# Carphone warehouse avoca 7" tablet not available, binatone instead!?



## ddraig (Nov 7, 2013)

ordered one of the "half price" avoca 7" tablets from carphone warehouse and now been told their supplier has left them down.

they are offering a "better" Binatone, yes Binatone tablet to be delivered in December or a refund
can't really tell which binatone tablet it is from the email



> We are contacting you regarding your recent order for an Avoca 7 tablet. Unfortunately we’ve been let down by our supplier, which means we’re not going to be able to deliver this product to you as expected.
> 
> We’ve been working with another supplier and would like to offer you the option of receiving a better product as a replacement. The replacement tablet will be a Binatone 7'' tablet, and we can guarantee you will receive it by 10th December. The tablet has better specifications with a 1.5Ghz Dual Core processor instead of a 1Ghz Single Core Processor. It also has the equivalent 512mb RAM, 8GB storage, 0.3MP camera and Android 4.2.2 software.
> 
> We’ll also send you a free case to go some way to apologising for the delay in receiving your product.

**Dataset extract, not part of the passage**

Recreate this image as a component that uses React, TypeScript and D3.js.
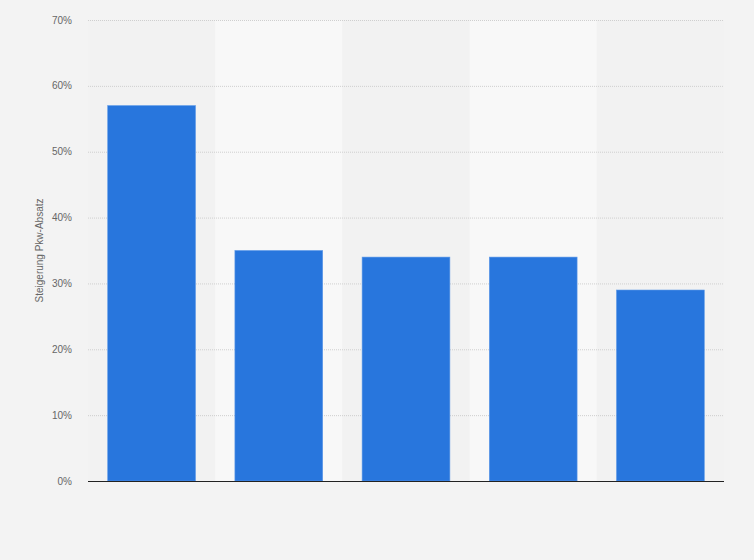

avoca http://www.wired.co.uk/news/archive/2013-10/25/carphone-warehouse-avoca-7


----------



## sim667 (Nov 8, 2013)

Everything I've had made by binatone breaks in under a month.


----------



## Belushi (Nov 8, 2013)

Binatone! Haven't heard of them since I was a kid, I still wouldn't hand over my cash for one of their products..


----------



## ddraig (Nov 8, 2013)

that's what i'm thinking! and they say it is "better"


----------



## Lemon Eddy (Nov 8, 2013)

If you shop at Tesco, save up some points and get a Hudl.

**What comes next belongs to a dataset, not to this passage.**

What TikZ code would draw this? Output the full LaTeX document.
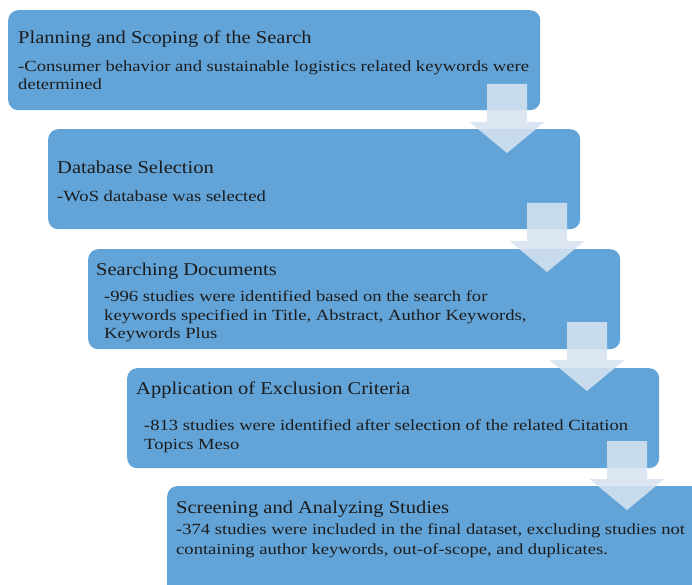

http://crave.cnet.co.uk/mobiles/tesco-hudl-android-tablet-less-than-100-on-your-clubcard-50012312/


----------



## ddraig (Nov 8, 2013)

ta but nah i don't


----------



## The Boy (Nov 9, 2013)

Isn't their something in the Distance Selling Regs that can let you force them to provide the original product at the price charged?  I'm not a lawyer or anything, but hey ho.


----------



## ddraig (Nov 9, 2013)

probably covered themselves!
trying to follow their links and hoops online is bollocks, don't want to have to ring them up


----------



## The Boy (Nov 10, 2013)

Maybe have a look on the money saving expert boards. Get up to speed on distance along regs.


----------



## ddraig (Nov 10, 2013)

ta
have asked for refund and they've tried to ring me on the made up number i gave
lucky as was in bed!


----------



## Sunray (Nov 11, 2013)

Hmmm, I'd not get a tablet that cheap yet.  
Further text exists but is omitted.